Admitting that its relationship with Israel has grown estranged and must be re-configured, the Reconstructionist movement in America plans to celebrate the 50th anniversary of its national synagogue body this week with the expected approval of an ambitious plan to become a greater political and religious force inside the Jewish State, the Forward has learned.

The plan calls for the smallest of the four American Jewish denominations to re-establish itself in Israel only two years after it was forced to close its office there because of budget cuts.

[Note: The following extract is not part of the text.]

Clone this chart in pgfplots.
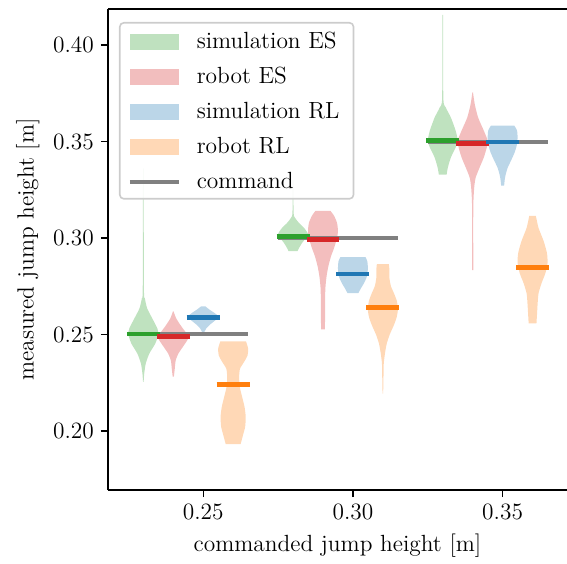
\documentclass[border=0pt]{standalone}
\usepackage{fontspec}
\usepackage{pgfplots}
\pgfplotsset{compat=1.18}
\usepgfplotslibrary{fillbetween}
\usepackage{pgfplotstable}

\definecolor{tabgreen}{HTML}{2CA02C}
\definecolor{tabred}{HTML}{D62728}
\definecolor{tabblue}{HTML}{1F77B4}
\definecolor{taborange}{HTML}{FF7F0E}
\definecolor{cmdgray}{HTML}{808080}

% violin outlines: y = measured height, w = half width (in x data units)
\pgfplotstableread{
y w
0.3360 0.0001
0.2740 0.0002
0.2688 0.0005
0.2635 0.0013
0.2583 0.0030
0.2531 0.0047
0.2500 0.0050
0.2453 0.0040
0.2401 0.0020
0.2349 0.0008
0.2297 0.0003
0.2255 0.0001
}\simESa
\pgfplotstableread{
y w
0.2620 0.0001
0.2583 0.0010
0.2542 0.0027
0.2500 0.0047
0.2479 0.0050
0.2438 0.0033
0.2401 0.0017
0.2365 0.0008
0.2323 0.0005
0.2281 0.0002
}\robESa
\pgfplotstableread{
y w
0.2646 0.0007
0.2630 0.0020
0.2609 0.0040
0.2594 0.0050
0.2573 0.0040
0.2552 0.0023
0.2531 0.0010
0.2510 0.0003
}\simRLa
\pgfplotstableread{
y w
0.2464 0.0043
0.2427 0.0050
0.2391 0.0048
0.2359 0.0037
0.2323 0.0023
0.2281 0.0020
0.2229 0.0022
0.2177 0.0030
0.2125 0.0038
0.2073 0.0042
0.2021 0.0040
0.1979 0.0033
0.1932 0.0025
}\robRLa
\pgfplotstableread{
y w
0.3300 0.0001
0.3130 0.0002
0.3104 0.0007
0.3078 0.0020
0.3052 0.0037
0.3021 0.0050
0.3000 0.0043
0.2974 0.0030
0.2948 0.0020
0.2932 0.0015
}\simESb
\pgfplotstableread{
y w
0.3141 0.0025
0.3115 0.0037
0.3078 0.0047
0.3037 0.0050
0.3000 0.0047
0.2948 0.0037
0.2906 0.0027
0.2854 0.0018
0.2802 0.0012
0.2740 0.0008
0.2662 0.0007
0.2583 0.0007
0.2526 0.0006
}\robESb
\pgfplotstableread{
y w
0.2901 0.0042
0.2880 0.0048
0.2844 0.0050
0.2802 0.0047
0.2766 0.0037
0.2740 0.0027
0.2714 0.0018
}\simRLb
\pgfplotstableread{
y w
0.2865 0.0020
0.2833 0.0022
0.2792 0.0022
0.2750 0.0027
0.2714 0.0037
0.2672 0.0047
0.2625 0.0050
0.2583 0.0045
0.2542 0.0035
0.2500 0.0023
0.2453 0.0013
0.2401 0.0007
0.2349 0.0003
0.2271 0.0002
0.2193 0.0001
}\robRLb
\pgfplotstableread{
y w
0.4156 0.0001
0.3729 0.0002
0.3677 0.0010
0.3625 0.0027
0.3557 0.0043
0.3505 0.0050
0.3469 0.0043
0.3417 0.0027
0.3365 0.0017
0.3328 0.0013
}\simESc
\pgfplotstableread{
y w
0.3755 0.0001
0.3693 0.0007
0.3625 0.0018
0.3557 0.0037
0.3505 0.0050
0.3469 0.0047
0.3417 0.0037
0.3365 0.0023
0.3313 0.0010
0.3260 0.0005
0.3156 0.0002
0.2833 0.0002
}\robESc
\pgfplotstableread{
y w
0.3583 0.0039
0.3557 0.0048
0.3521 0.0050
0.3479 0.0047
0.3443 0.0040
0.3401 0.0028
0.3365 0.0017
0.3328 0.0010
0.3302 0.0007
0.3271 0.0005
}\simRLc
\pgfplotstableread{
y w
0.3115 0.0011
0.3052 0.0020
0.2984 0.0037
0.2922 0.0048
0.2870 0.0050
0.2818 0.0043
0.2766 0.0030
0.2714 0.0020
0.2662 0.0017
0.2609 0.0015
0.2557 0.0013
}\robRLc

\newcommand{\violin}[4]{%
  \addplot[draw=none, forget plot, smooth, tension=0.4, name path=#1r] table[x expr={#2+\thisrow{w}}, y=y] {#3};
  \addplot[draw=none, forget plot, smooth, tension=0.4, name path=#1l] table[x expr={#2-\thisrow{w}}, y=y] {#3};
  \addplot[fill=#4, fill opacity=0.3, draw=none, forget plot] fill between[of=#1r and #1l, reverse=true];
}
\newcommand{\median}[3]{%
  \addplot[#3, line width=2.35pt, forget plot] coordinates {(#1-0.0055,#2) (#1+0.0055,#2)};
}

\begin{document}
\begin{tikzpicture}[font=\fontsize{11.7}{14}\selectfont]
\begin{axis}[
    scale only axis,
    width=229.5pt, height=240.5pt,
    xmin=0.2182, xmax=0.3715,
    ymin=0.1694, ymax=0.4187,
    axis x line*=box,
    axis y line*=left,
    axis line style={line width=0.8pt},
    tick align=outside,
    xtick pos=bottom, ytick pos=left,
    major tick length=3.5pt,
    tick style={line width=0.6pt, black},
    xtick={0.25,0.30,0.35},
    ytick={0.20,0.25,0.30,0.35,0.40},
    xticklabel style={/pgf/number format/.cd, fixed, fixed zerofill, precision=2, assume math mode=true},
    yticklabel style={/pgf/number format/.cd, fixed, fixed zerofill, precision=2, assume math mode=true},
    scaled ticks=false,
    xlabel={commanded jump height [m]},
    ylabel={measured jump height [m]},
    legend style={at={(axis description cs:0,1)}, anchor=north west,
        xshift=5.5pt, yshift=-6.5pt, draw=black!20, line width=0.8pt,
        rounded corners=2pt, fill=white, fill opacity=0.85, text opacity=1,
        inner xsep=4pt, inner ysep=5pt,
        row sep=9pt, column sep=5pt,
        nodes={inner xsep=3pt, inner ysep=0pt, text height=8pt, text depth=0pt}},
    legend cell align=left,
]
\addlegendimage{legend image code/.code={\fill[draw=none, sharp corners, tabgreen, fill opacity=0.3] (0pt,-4.5pt) rectangle (24.5pt,3.5pt);}}
\addlegendentry{simulation ES}
\addlegendimage{legend image code/.code={\fill[draw=none, sharp corners, tabred, fill opacity=0.3] (0pt,-4.5pt) rectangle (24.5pt,3.5pt);}}
\addlegendentry{robot ES}
\addlegendimage{legend image code/.code={\fill[draw=none, sharp corners, tabblue, fill opacity=0.3] (0pt,-4.5pt) rectangle (24.5pt,3.5pt);}}
\addlegendentry{simulation RL}
\addlegendimage{legend image code/.code={\fill[draw=none, sharp corners, taborange, fill opacity=0.3] (0pt,-4.5pt) rectangle (24.5pt,3.5pt);}}
\addlegendentry{robot RL}
\addlegendimage{legend image code/.code={\draw[sharp corners, cmdgray, line width=2pt, draw opacity=1] (0pt,-0.5pt) -- (24.5pt,-0.5pt);}}
\addlegendentry{command}

\violin{ga}{0.23}{\simESa}{tabgreen}
\violin{ra}{0.24}{\robESa}{tabred}
\violin{ba}{0.25}{\simRLa}{tabblue}
\violin{oa}{0.26}{\robRLa}{taborange}
\violin{gb}{0.28}{\simESb}{tabgreen}
\violin{rb}{0.29}{\robESb}{tabred}
\violin{bb}{0.30}{\simRLb}{tabblue}
\violin{ob}{0.31}{\robRLb}{taborange}
\violin{gc}{0.33}{\simESc}{tabgreen}
\violin{rc}{0.34}{\robESc}{tabred}
\violin{bc}{0.35}{\simRLc}{tabblue}
\violin{oc}{0.36}{\robRLc}{taborange}

% commanded heights
\addplot[cmdgray, line width=2pt, forget plot] coordinates {(0.225,0.25) (0.265,0.25)};
\addplot[cmdgray, line width=2pt, forget plot] coordinates {(0.275,0.30) (0.315,0.30)};
\addplot[cmdgray, line width=2pt, forget plot] coordinates {(0.325,0.35) (0.365,0.35)};

% medians
\median{0.23}{0.2502}{tabgreen}
\median{0.24}{0.2488}{tabred}
\median{0.25}{0.2587}{tabblue}
\median{0.26}{0.2239}{taborange}
\median{0.28}{0.3009}{tabgreen}
\median{0.29}{0.2991}{tabred}
\median{0.30}{0.2813}{tabblue}
\median{0.31}{0.2639}{taborange}
\median{0.33}{0.3507}{tabgreen}
\median{0.34}{0.3491}{tabred}
\median{0.35}{0.3498}{tabblue}
\median{0.36}{0.2849}{taborange}
\end{axis}
\pgfresetboundingbox
\path ([xshift=-54pt,yshift=-36.5pt]current axis.south west) rectangle ([yshift=4.5pt]current axis.north east);
\end{tikzpicture}
\end{document}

The national board of the Jewish Reconstructionist Federation — which represents the movement’s some 100 congregations and its havurot, comprising about 60,000 members — is expected to approve a series of recommendations from a special two-year task force that would place Israel back at the center of the movement’s priorities.

The 17-member task force, comprising members of 10 federation congregations from the United States and Canada, concluded, “JRF needs to increase significantly its efforts dedicated to fostering the Israel component of Reconstructionist Jewish identity.”

In explaining their recommendations, the authors of the report noted that the movement has had a tenuous relationship with Israel for a variety of political and religious reasons, including Reconstructionist objections to the Orthodox monopoly over religious rights and Israel’s treatment of the Palestinians.

“For Reconstructionist Jews, belonging to the Jewish People stands at the core of what it means to be Jewish,” the task force explained. “However, the same feeling of belonging and mutuality does not always exist when it comes to our relationship with the land and people of Israel.” For many, the task force added, “the lack of meaningful interaction between Diaspora and Israeli Jewish communities has resulted in disconnection, even alienation.”

But they also acknowledged that the movement, too, shares blame for the failed relationship.

“The Reconstructionist movement itself has lacked coherent policies on issues affecting the peace and security of Israel, thus hampering our ability to take a significant advocacy role alongside other North American and world Jewish organizations on many vital questions,” reads the report.

The task force proposed immediate and long-term measures, including the establishment of a programming committee and promoting the recitation of the prayer for the State of Israel in the Reconstructionist liturgy. It also called for using the Reconstructionist Web site to distribute educational information and articles about Israel to create community dialogue, as well as for directing local congregations to advocate on social justice Israel issues “with particular emphasis on religious pluralism and equality.”

Reconstructionist federation spokesman Phil Goldberg said that once the plan was approved, movement leaders would begin to determine the cost of such programs and launch a nationwide fund-raising effort.

The report cites the late founder of Reconstructionism, the 20th-century Jewish theologian Mordecai Kaplan, as the developer of the ideology of “New Zionism,” which places Israel as the spiritual center of the Jewish people while simultaneously claiming legitimacy for Disapora Jewish communities.